The turnaround was the first sales gain since 2005 and followed the 2009 result which was the worst in 27 years. Once - briefly - the world's biggest carmaker, Toyota saw buyers walk from its record of recalls. With its negative 6 per cent result, it was the only US manufacturer to reverse 2009 sales and has been pushed to third place as Ford regains Number 2 spot.
Yet the bankruptcy - and subsequent public listing - of General Motors rejuvenated its sales. It finished 2010 with three of its four brands taking the top three spots for the biggest volume growth compared with 2009.
The year in the US auto world also showed the rapid acceptance of the Koreans. Hyundai recorded a 23.7 per cent sales hike compared with 2009 and Kia finished up 18.7 per cent.
The US industry's rebound is attributed to end-of-year discounting and a swarm of new models. Not only was 2010 up, the month of December was the best of the year.

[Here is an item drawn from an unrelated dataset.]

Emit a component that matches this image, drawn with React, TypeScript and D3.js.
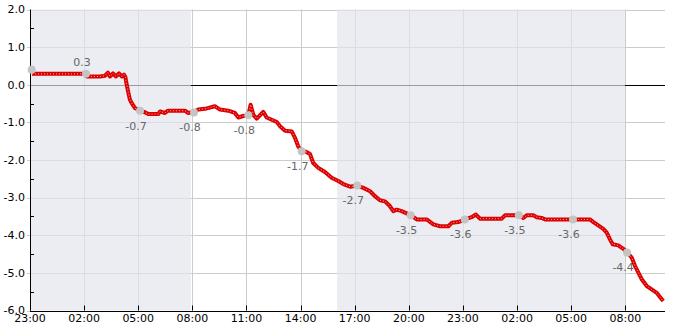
import React from "react";
import * as d3 from "d3";

// hours since 23:00 (day 1)
const hours = [0.11, 3.0, 3.16, 3.88, 4.16, 4.32, 4.43, 4.6, 4.77, 4.93, 5.1, 5.21, 5.29, 5.36, 5.45, 5.54, 5.64, 5.82, 6.1, 6.37, 6.56, 7.11, 7.21, 7.48, 7.65, 8.59, 8.76, 9.09, 9.33, 9.7, 10.25, 10.53, 10.99, 11.36, 11.55, 11.81, 12.1, 12.23, 12.38, 12.57, 12.93, 13.12, 13.4, 13.68, 13.86, 14.14, 14.51, 14.69, 14.87, 15.06, 15.3, 15.52, 15.7, 15.98, 16.35, 16.72, 17.09, 17.37, 17.74, 18.14, 18.48, 18.85, 19.12, 19.4, 19.68, 19.96, 20.14, 20.33, 20.6, 21.12, 21.44, 21.99, 22.36, 22.73, 23.19, 23.38, 23.74, 24.11, 24.48, 24.72, 24.94, 26.15, 26.33, 26.88, 27.12, 27.35, 27.53, 27.9, 28.09, 28.36, 28.55, 30.12, 31.04, 31.23, 31.5, 31.78, 31.97, 32.15, 32.3, 32.61, 32.89, 33.12, 33.36, 33.54, 33.73, 33.91, 34.19, 34.46, 34.74, 34.92, 35.1];
const values = [0.29, 0.29, 0.22, 0.22, 0.24, 0.32, 0.22, 0.3, 0.22, 0.3, 0.22, 0.27, 0.2, 0.0, -0.21, -0.4, -0.49, -0.62, -0.69, -0.73, -0.78, -0.78, -0.71, -0.75, -0.69, -0.69, -0.75, -0.72, -0.66, -0.64, -0.57, -0.66, -0.69, -0.75, -0.87, -0.83, -0.81, -0.53, -0.8, -0.9, -0.72, -0.87, -0.93, -0.99, -1.1, -1.22, -1.24, -1.41, -1.64, -1.77, -1.78, -1.84, -2.08, -2.21, -2.32, -2.47, -2.56, -2.64, -2.71, -2.68, -2.74, -2.83, -2.96, -3.07, -3.1, -3.23, -3.36, -3.32, -3.36, -3.47, -3.58, -3.58, -3.71, -3.76, -3.76, -3.67, -3.65, -3.58, -3.52, -3.45, -3.56, -3.56, -3.47, -3.47, -3.47, -3.54, -3.47, -3.47, -3.52, -3.54, -3.58, -3.58, -3.58, -3.65, -3.74, -3.83, -3.93, -4.11, -4.24, -4.27, -4.36, -4.46, -4.6, -4.82, -5.0, -5.17, -5.35, -5.44, -5.53, -5.64, -5.75];

const markerHours = [0.09, 3.1, 6.1, 9.09, 12.1, 15.06, 18.14, 21.1, 24.1, 27.1, 30.1, 33.1];
const markerValues = [0.4, 0.29, -0.69, -0.74, -0.81, -1.77, -2.68, -3.47, -3.58, -3.47, -3.58, -4.46];
const markerLabels = ["", "0.3", "-0.7", "-0.8", "-0.8", "-1.7", "-2.7", "-3.5", "-3.6", "-3.5", "-3.6", "-4.4"];
const markerAbove = [false, true, false, false, false, false, false, false, false, false, false, false];

const shadeStart = [0, 17.02];
const shadeEnd = [8.92, 32.98];

const xTickHours = [0, 3, 6, 9, 12, 15, 18, 21, 24, 27, 30, 33];
const xTickLabels = ["23:00", "02:00", "05:00", "08:00", "11:00", "14:00", "17:00", "20:00", "23:00", "02:00", "05:00", "08:00"];
const yTicks = [2, 1, 0, -1, -2, -3, -4, -5, -6];
const yMinorTicks = [1.5, 0.5, -0.5, -1.5, -2.5, -3.5, -4.5, -5.5];

const W = 685, H = 330;
const L = 30, R = 665, T = 9.5, B = 310.5;
const FONT = "DejaVu Sans, sans-serif";

export default function App() {
  const x = d3.scaleLinear().domain([0, 35.2]).range([L, R]);
  const y = d3.scaleLinear().domain([-6, 2]).range([B, T]);
  const px = (v: number) => Math.round(v) + 0.5;
  const line = d3.line<number>().x((_, i) => x(hours[i])).y((d) => y(d));
  const path = line(values) || "";

  return (
    <svg width={W} height={H} style={{ position: "absolute", left: 0, top: 0 }}>
      <rect x={0} y={0} width={W} height={H} fill="#fff" />
      {/* grid */}
      {yTicks.map((t) => (
        <line key={"gy" + t} x1={L - 3} x2={R} y1={px(y(t))} y2={px(y(t))} stroke="#cccccc" strokeWidth={1} />
      ))}
      {xTickHours.map((h, i) => (
        <line key={"gx" + i} x1={px(x(h))} x2={px(x(h))} y1={T} y2={B} stroke="#cccccc" strokeWidth={1} />
      ))}
      {/* zero line */}
      <line x1={L} x2={R} y1={px(y(0))} y2={px(y(0))} stroke="#000" strokeWidth={1} />
      {/* night shading */}
      {shadeStart.map((s, i) => (
        <rect key={"sh" + i} x={x(s)} y={T} width={x(shadeEnd[i]) - x(s)} height={B - T} fill="rgb(226,228,236)" opacity={0.68} />
      ))}
      {/* axes */}
      <line x1={L + 0.5} x2={L + 0.5} y1={T} y2={B} stroke="#000" strokeWidth={1} />
      <line x1={L} x2={R} y1={px(B)} y2={px(B)} stroke="#000" strokeWidth={1} />
      {yMinorTicks.map((t) => (
        <line key={"my" + t} x1={L} x2={L + 4} y1={px(y(t))} y2={px(y(t))} stroke="#000" strokeWidth={1} />
      ))}
      {xTickHours.map((h, i) => (
        <line key={"tx" + i} x1={px(x(h))} x2={px(x(h))} y1={B - 5} y2={B} stroke="#000" strokeWidth={1} />
      ))}
      {yTicks.map((t) => (
        <text key={"ly" + t} x={25} y={y(t)} dy="0.35em" textAnchor="end" fontFamily={FONT} fontSize={11} fill="#000">
          {t.toFixed(1)}
        </text>
      ))}
      {xTickHours.map((h, i) => (
        <text key={"lx" + i} x={x(h)} y={322} textAnchor="middle" fontFamily={FONT} fontSize={11} fill="#000">
          {xTickLabels[i]}
        </text>
      ))}
      {/* series */}
      <path d={path} fill="none" stroke="#dd0000" strokeWidth={4} strokeLinejoin="round" />
      <path d={path} fill="none" stroke="#ffffff" strokeWidth={1} strokeDasharray="1 2" opacity={0.7} />
      {/* markers */}
      {markerHours.map((h, i) => (
        <circle key={"m" + i} cx={x(h)} cy={y(markerValues[i])} r={4} fill="#c4c4c4" />
      ))}
      {markerHours.map((h, i) =>
        markerLabels[i] ? (
          <text
            key={"ml" + i}
            x={x(h) - 4}
            y={y(markerValues[i]) + (markerAbove[i] ? -12 : 15)}
            dy="0.35em"
            textAnchor="middle"
            fontFamily={FONT}
            fontSize={11}
            fill="#666"
          >
            {markerLabels[i]}
          </text>
        ) : null
      )}
    </svg>
  );
}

US passenger car sales climbed 11 per cent in December to 1.1 million units. Annual passenger car sales were 11.59 million units, up from 10.43 million in 2009.
Sales this year are expected to continue to increase. Ford says it expects sales of 12.5 million this year while GM is forecasting a 10 per cent increase on 2010.
New models and continued buyer interest in crossover models lifted GM sales in December by 8 per cent. GM sales rose 7 per cent for all of 2010 - its first annual increase since 1999 - on demand across its four brands.
The remaining four brands sold 118,435 more vehicles in 2010 than the company generated with eight brands in 2009. In 2010 it sold off or shut down Pontiac, Saturn, Saab and Hummer.
Ford rose 4 per cent and Chrysler Group - which saw demand triple for its Jeep Grand Cherokee - reports a 16 per cent jump. Ford reclaimed from Toyota the No. 2 spot for US sales that it held for 76 years until 2007.
Ford outsold Toyota by 200,464 units in 2010, helped by its F-Series range which was the best-selling nameplate in 2010 for the 34th straight year.
Chrysler, now potentially in a takeover from Fiat, launched 16 new models or major model upgrades in 2010. The combined Hyundai-Kia Group had sales up 37 per cent in December.